### REQUIREMENTS
Print, word for word, every line from the beginning of the listing up to and including the line with "-18.4, -20.5, -32.3];". Pictures are to be excluded.

--- BEGIN MATERIAL ---

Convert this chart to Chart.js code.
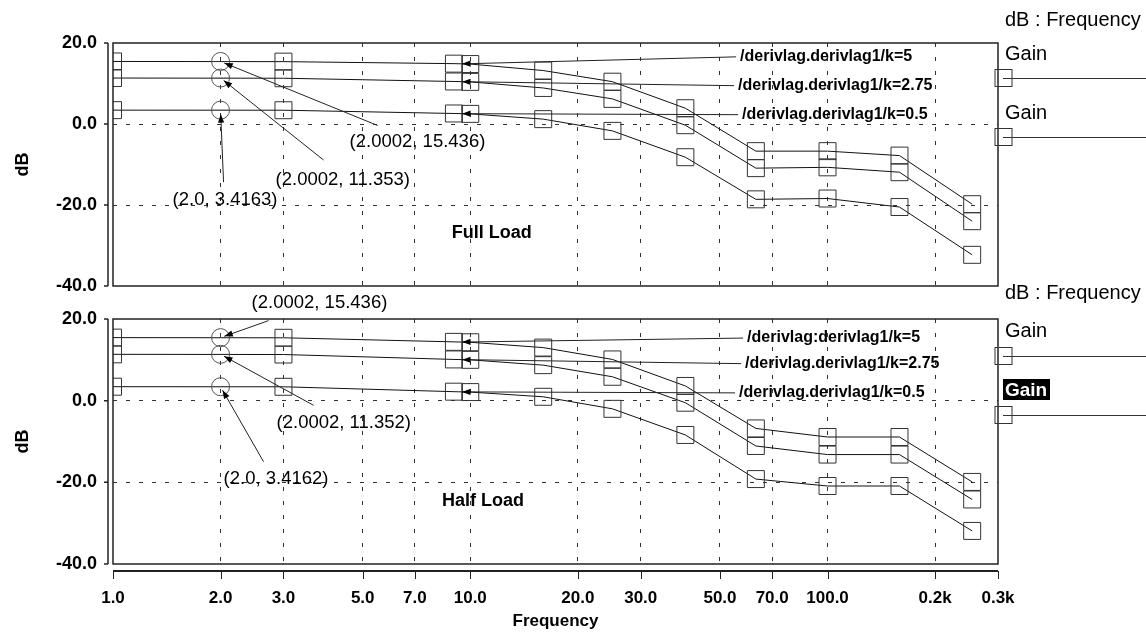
<!DOCTYPE html>
<html>
<head>
<meta charset="utf-8">
<script src="https://cdn.jsdelivr.net/npm/chart.js@4.4.1/dist/chart.umd.min.js"></script>
<style>
  html, body { margin: 0; padding: 0; background: #fff; }
  #wrap { position: relative; width: 1146px; height: 635px; }
  canvas { position: absolute; left: 0; top: 0; }
</style>
</head>
<body>
<div id="wrap">
  <canvas id="fullChart" width="1146" height="635"></canvas>
  <canvas id="halfChart" width="1146" height="635"></canvas>
</div>
<script>
// frequencies where the traces carry a marker
const freqs = [1, 3, 9, 10, 16, 25, 40, 63, 100, 159, 254];
const xTicks = [1, 2, 3, 5, 7, 10, 20, 30, 50, 70, 100, 200, 300];
const yTicks = [-40, -20, 0, 20];

// Full Load (dB)
const fullK5 = [15.44, 15.4, 14.9, 14.8, 13.2, 10.45, 3.9, -6.7, -6.7, -7.8, -19.8];
const fullK275 = [11.35, 11.3, 10.5, 10.4, 8.9, 6.2, -0.3, -10.9, -10.7, -11.9, -24.0];
const fullK05 = [3.42, 3.4, 2.6, 2.5, 1.2, -1.7, -8.2, -18.6, -18.4, -20.5, -32.3];

// Half Load (dB)
const halfK5 = [15.44, 15.4, 14.4, 14.3, 13.0, 10.1, 3.6, -6.8, -8.9, -8.9, -19.9];
const halfK275 = [11.35, 11.3, 10.1, 10.0, 8.7, 5.85, -0.5, -11.1, -13.2, -13.2, -24.2];
const halfK05 = [3.42, 3.4, 2.2, 2.1, 0.95, -2.0, -8.4, -19.2, -20.9, -20.9, -31.9];

const fullNames = ["/derivlag.derivlag1/k=5", "/derivlag.derivlag1/k=2.75", "/derivlag.derivlag1/k=0.5"];
const halfNames = ["/derivlag:derivlag1/k=5", "/derivlag.derivlag1/k=2.75", "/derivlag.derivlag1/k=0.5"];

// cursor marks at ~2 Hz
const cursorX = [2.0002, 2.0002, 2.0];
const fullCursorY = [15.436, 11.353, 3.4163];
const halfCursorY = [15.436, 11.352, 3.4162];
const fullCursorText = ["(2.0002, 15.436)", "(2.0002, 11.353)", "(2.0, 3.4163)"];
const halfCursorText = ["(2.0002, 15.436)", "(2.0002, 11.352)", "(2.0, 3.4162)"];

const FONT = '"Liberation Sans", Arial, sans-serif';
Chart.defaults.font.family = FONT;
Chart.defaults.color = "#000";

function drawArrow(ctx, x0, y0, x1, y1) {
  const a = Math.atan2(y1 - y0, x1 - x0);
  ctx.beginPath();
  ctx.moveTo(x0, y0);
  ctx.lineTo(x1, y1);
  ctx.stroke();
  ctx.beginPath();
  ctx.moveTo(x1, y1);
  ctx.lineTo(x1 - 9 * Math.cos(a - 0.35), y1 - 9 * Math.sin(a - 0.35));
  ctx.lineTo(x1 - 9 * Math.cos(a + 0.35), y1 - 9 * Math.sin(a + 0.35));
  ctx.closePath();
  ctx.fill();
}

const decor = {
  id: "decor",
  afterDraw(chart, args, o) {
    const { ctx, chartArea: a, scales: { x, y } } = chart;
    ctx.save();
    ctx.strokeStyle = "#222";
    ctx.fillStyle = "#000";

    // frame
    ctx.lineWidth = 1.5;
    ctx.strokeRect(a.left, a.top, a.right - a.left, a.bottom - a.top);

    // detached y axis line
    const ax = a.left - 5;
    ctx.beginPath();
    ctx.moveTo(ax, a.top);
    ctx.lineTo(ax, a.bottom);
    yTicks.forEach(v => {
      const py = y.getPixelForValue(v);
      ctx.moveTo(ax, py);
      ctx.lineTo(ax - 4, py);
    });
    ctx.stroke();

    if (o.xAxisLine) {
      const ay = a.bottom + 7;
      ctx.lineWidth = 2;
      ctx.beginPath();
      ctx.moveTo(a.left, ay);
      ctx.lineTo(a.right, ay);
      ctx.stroke();
      ctx.lineWidth = 1;
      ctx.beginPath();
      xTicks.forEach(v => {
        const px = Math.round(x.getPixelForValue(v)) + 0.5;
        ctx.moveTo(px, ay);
        ctx.lineTo(px, ay + 8);
      });
      ctx.stroke();
    }

    // panel caption
    ctx.font = "bold 18px " + FONT;
    ctx.textAlign = "center";
    ctx.textBaseline = "middle";
    ctx.fillText(o.caption, a.left + (a.right - a.left) * o.captionPos[0], a.top + (a.bottom - a.top) * o.captionPos[1]);

    // cursors with value labels
    ctx.lineWidth = 1;
    ctx.textAlign = "left";
    ctx.font = "18.5px " + FONT;
    o.cursorY.forEach((cy, i) => {
      const px = x.getPixelForValue(cursorX[i]);
      const py = y.getPixelForValue(cy);
      ctx.strokeStyle = "#555";
      ctx.beginPath();
      ctx.arc(px, py, 9, 0, Math.PI * 2);
      ctx.stroke();
      ctx.setLineDash([1, 2]);
      ctx.beginPath();
      ctx.moveTo(px - 8, py);
      ctx.lineTo(px + 8, py);
      ctx.stroke();
      ctx.setLineDash([]);
      const [lx, ly, sx, sy] = o.cursorOffsets[i];
      const len = Math.hypot(sx, sy);
      ctx.strokeStyle = "#222";
      drawArrow(ctx, px + sx, py + sy, px + 4 * sx / len, py + 4 * sy / len);
      ctx.fillText(o.cursorText[i], px + lx, py + ly);
    });

    // trace name pointers
    ctx.font = "bold 16px " + FONT;
    o.names.forEach((name, i) => {
      const meta = chart.getDatasetMeta(i);
      const p2 = meta.data[2], p3 = meta.data[3];
      const tx = (p2.x + p3.x) / 2, ty = (p2.y + p3.y) / 2;
      const [dx, dy] = o.nameOffsets[i];
      drawArrow(ctx, tx + dx - 4, ty + dy, tx, ty);
      ctx.fillText(name, tx + dx, ty + dy);
    });

    // legend to the right of the plot
    const lx = a.right + 7;
    ctx.font = "20px " + FONT;
    ctx.textBaseline = "alphabetic";
    ctx.fillText("dB : Frequency", lx, o.legendTop);
    o.legendItems.forEach(it => {
      if (it.highlight) {
        ctx.fillRect(lx - 2, it.textY - 17, 47, 21);
        ctx.fillStyle = "#fff";
        ctx.font = "bold 19px " + FONT;
        ctx.fillText("Gain", lx, it.textY);
        ctx.fillStyle = "#000";
        ctx.font = "20px " + FONT;
      } else {
        ctx.fillText("Gain", lx, it.textY);
      }
      ctx.strokeStyle = "#333";
      ctx.lineWidth = 1;
      ctx.strokeRect(a.right - 3, it.lineY - 8.5, 17, 17);
      ctx.beginPath();
      ctx.moveTo(a.right + 5, it.lineY + 0.5);
      ctx.lineTo(chart.width, it.lineY + 0.5);
      ctx.stroke();
    });
    ctx.restore();
  }
};

function makeDatasets(series) {
  return series.map(vals => ({
    data: freqs.map((f, i) => ({ x: f, y: vals[i] })),
    borderColor: "#111",
    borderWidth: 1,
    pointStyle: "rect",
    pointRadius: 12,
    pointBorderWidth: 1,
    pointBorderColor: "#333",
    pointBackgroundColor: "rgba(0,0,0,0)",
    tension: 0
  }));
}

function makeChart(id, series, decorOpts, bottomAxis) {
  return new Chart(document.getElementById(id), {
    type: "line",
    data: { datasets: makeDatasets(series) },
    plugins: [decor],
    options: {
      responsive: false,
      animation: false,
      devicePixelRatio: 1,
      layout: { padding: decorOpts.padding },
      plugins: { legend: { display: false }, tooltip: { enabled: false }, decor: decorOpts },
      scales: {
        x: {
          type: "logarithmic",
          min: 1,
          max: 300,
          afterBuildTicks: s => { s.ticks = xTicks.map(v => ({ value: v })); },
          afterFit: s => { s.height = bottomAxis ? 71 : 0; },
          grid: {
            drawTicks: false,
            lineWidth: 1,
            color: c => (c.tick && (c.tick.value === 1 || c.tick.value === 300)) ? "rgba(0,0,0,0)" : "#333"
          },
          border: { display: false, dash: [4, 10] },
          ticks: {
            display: bottomAxis,
            padding: 24,
            maxRotation: 0,
            autoSkip: false,
            font: { size: 17, weight: "bold" },
            callback: v => v >= 200 ? (v / 1000).toFixed(1) + "k" : Number(v).toFixed(1)
          },
          title: { display: bottomAxis, text: "Frequency", font: { size: 17, weight: "bold" }, padding: { top: 0, bottom: 3 } }
        },
        y: {
          min: -40,
          max: 20,
          afterBuildTicks: s => { s.ticks = yTicks.map(v => ({ value: v })); },
          afterFit: s => { s.width = 113; },
          grid: {
            drawTicks: false,
            lineWidth: 1,
            color: c => (c.tick && (c.tick.value === 20 || c.tick.value === -40)) ? "rgba(0,0,0,0)" : "#333"
          },
          border: { display: false, dash: [4, 9] },
          ticks: { padding: 16, font: { size: 18, weight: "bold" }, callback: v => Number(v).toFixed(1) },
          title: { display: true, text: "dB", font: { size: 18, weight: "bold" }, padding: { top: 12, bottom: 0 } }
        }
      }
    }
  });
}

makeChart("fullChart", [fullK5, fullK275, fullK05], {
  padding: { top: 43, bottom: 349, left: 0, right: 148 },
  xAxisLine: false,
  caption: "Full Load",
  captionPos: [0.428, 0.78],
  cursorY: fullCursorY,
  cursorText: fullCursorText,
  cursorOffsets: [[129, 80, 157, 64], [55, 102, 103, 82], [-48, 90, 3, 72]],
  names: fullNames,
  nameOffsets: [[278, -7], [276, 4], [280, 1]],
  legendTop: 26,
  legendItems: [{ textY: 60, lineY: 78 }, { textY: 119, lineY: 137 }]
}, false);

makeChart("halfChart", [halfK5, halfK275, halfK05], {
  padding: { top: 319, bottom: 0, left: 0, right: 148 },
  xAxisLine: true,
  caption: "Half Load",
  captionPos: [0.418, 0.743],
  cursorY: halfCursorY,
  cursorText: halfCursorText,
  cursorOffsets: [[31, -35, 48, -17], [56, 69, 93, 51], [3, 92, 43, 75]],
  names: halfNames,
  nameOffsets: [[285, -4], [283, 4], [277, 1]],
  legendTop: 299,
  legendItems: [{ textY: 337, lineY: 356 }, { textY: 396, lineY: 415, highlight: true }]
}, true);
</script>
</body>
</html>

--- END MATERIAL ---

### THE COMPLETED TASK
Convert this chart to Chart.js code.
<!DOCTYPE html>
<html>
<head>
<meta charset="utf-8">
<script src="https://cdn.jsdelivr.net/npm/chart.js@4.4.1/dist/chart.umd.min.js"></script>
<style>
  html, body { margin: 0; padding: 0; background: #fff; }
  #wrap { position: relative; width: 1146px; height: 635px; }
  canvas { position: absolute; left: 0; top: 0; }
</style>
</head>
<body>
<div id="wrap">
  <canvas id="fullChart" width="1146" height="635"></canvas>
  <canvas id="halfChart" width="1146" height="635"></canvas>
</div>
<script>
// frequencies where the traces carry a marker
const freqs = [1, 3, 9, 10, 16, 25, 40, 63, 100, 159, 254];
const xTicks = [1, 2, 3, 5, 7, 10, 20, 30, 50, 70, 100, 200, 300];
const yTicks = [-40, -20, 0, 20];

// Full Load (dB)
const fullK5 = [15.44, 15.4, 14.9, 14.8, 13.2, 10.45, 3.9, -6.7, -6.7, -7.8, -19.8];
const fullK275 = [11.35, 11.3, 10.5, 10.4, 8.9, 6.2, -0.3, -10.9, -10.7, -11.9, -24.0];
const fullK05 = [3.42, 3.4, 2.6, 2.5, 1.2, -1.7, -8.2, -18.6, -18.4, -20.5, -32.3];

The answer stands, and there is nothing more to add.